Friday, October 17, 2003
Hot new TV star: God
The brashly offbeat premise for "Joan of Arcadia," and its sizeable audience in its first few weeks, suggest a swing back to the sacred for TV's truth-seekers.
Airing Fridays at 8 p.m. EDT, "Joan of Arcadia" introduces us to an ordinary 16-year-old girl with a penchant for running into folks who reveal themselves to her as God, then give her chores to do.
The tasks -- like getting a part-time job at a book store or joining the chess club -- may seem like odd things for God to be concerned with. Odder still: He doesn't really order Joan to do them.
"I give suggestions, not assignments," says God, at that moment facing Joan as a sanitation worker. "Free will is one of my better innovations."
The reassuring message of the show: Divine intervention, and the answers it might lead to, can conceivably occur with any personal encounter.
While other series try to solve each mystery surrounding a death, "Joan of Arcadia" confronts the mysteries of life.
"Those are questions people wish they could ask God in person," says series star Amber Tamblyn, explaining why, like them, she identifies with her character.
"Joan is starting to focus on things she's never focused on before. But she's also an adolescent, and I know how that feels," says Tamblyn, 20. "You don't listen to people. You want to stay in your own little world."

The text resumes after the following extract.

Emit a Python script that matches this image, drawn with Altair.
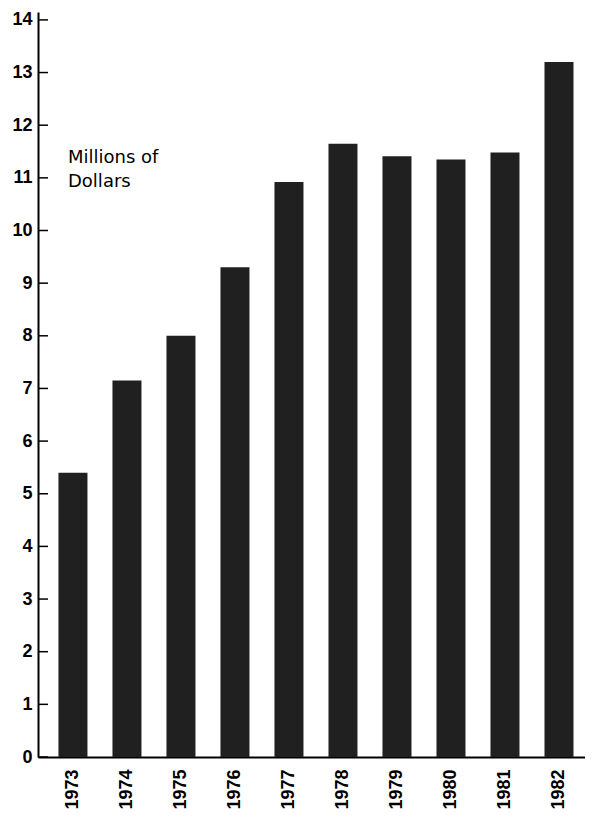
import altair as alt
import pandas as pd

years = ["1973", "1974", "1975", "1976", "1977", "1978", "1979", "1980", "1981", "1982"]
values = [5.4, 7.15, 8.0, 9.3, 10.92, 11.65, 11.41, 11.35, 11.48, 13.2]
y_ticks = list(range(0, 15))
label_lines = ["Millions of", "Dollars"]

df = pd.DataFrame({"year": years, "value": values})
ticks_df = pd.DataFrame({"t": y_ticks})

yscale = alt.Scale(domain=[0, 14.15], nice=False, zero=True)
xscale = alt.Scale(paddingInner=0.463, paddingOuter=0.296, align=0.64)

bars = alt.Chart(df).mark_bar(color="#202020").encode(
    x=alt.X("year:N", scale=xscale, sort=years,
            axis=alt.Axis(title=None, labelAngle=-90, labelFont="Liberation Sans",
                          labelFontWeight="bold", labelFontSize=18, labelColor="black",
                          labelPadding=12, ticks=False, domainColor="black",
                          domainWidth=2)),
    y=alt.Y("value:Q", scale=yscale,
            axis=alt.Axis(title=None, values=y_ticks, tickSize=0, grid=False,
                          labelFont="Liberation Sans", labelFontWeight="bold",
                          labelFontSize=18, labelColor="black", labelPadding=6,
                          domainColor="black", domainWidth=2)),
)

tick_marks = alt.Chart(ticks_df).mark_rule(color="black", strokeWidth=1.5).encode(
    y=alt.Y("t:Q", scale=yscale),
    x=alt.value(0),
    x2=alt.value(10),
)

label = alt.Chart(pd.DataFrame({"a": [0]})).mark_text(
    text=label_lines, align="left", baseline="alphabetic", font="DejaVu Sans",
    fontSize=18, lineHeight=24, color="black"
).encode(x=alt.value(30), y=alt.value(151))

chart = alt.layer(bars, tick_marks, label).properties(
    width=547, height=745,
    background="white",
    autosize=alt.AutoSizeParams(type="none"),
    padding={"left": 30, "top": 4, "right": 0, "bottom": 60},
).configure_view(stroke=None)

chart.save("out.html", embed_options={"renderer": "svg", "actions": False})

'It's about fulfilling your nature'
CBS' "Touched By an Angel," whose nine-year run ended last season, dispatched its angels each week to help people in spiritual distress. A gentle drama preaching an explicit gospel (God loves us), it was tremendously successful. Yet it spawned no imitators, triggered no craze.
Maybe "Joan of Arcadia" will have a broader impact. It presents the sacred less in spiritual terms than as a Learning Annex seminar in character growth, with God himself the instructor. It feels good and it's thought-provoking. And since God in his omniscience can handle any load, it invites countless spinoffs.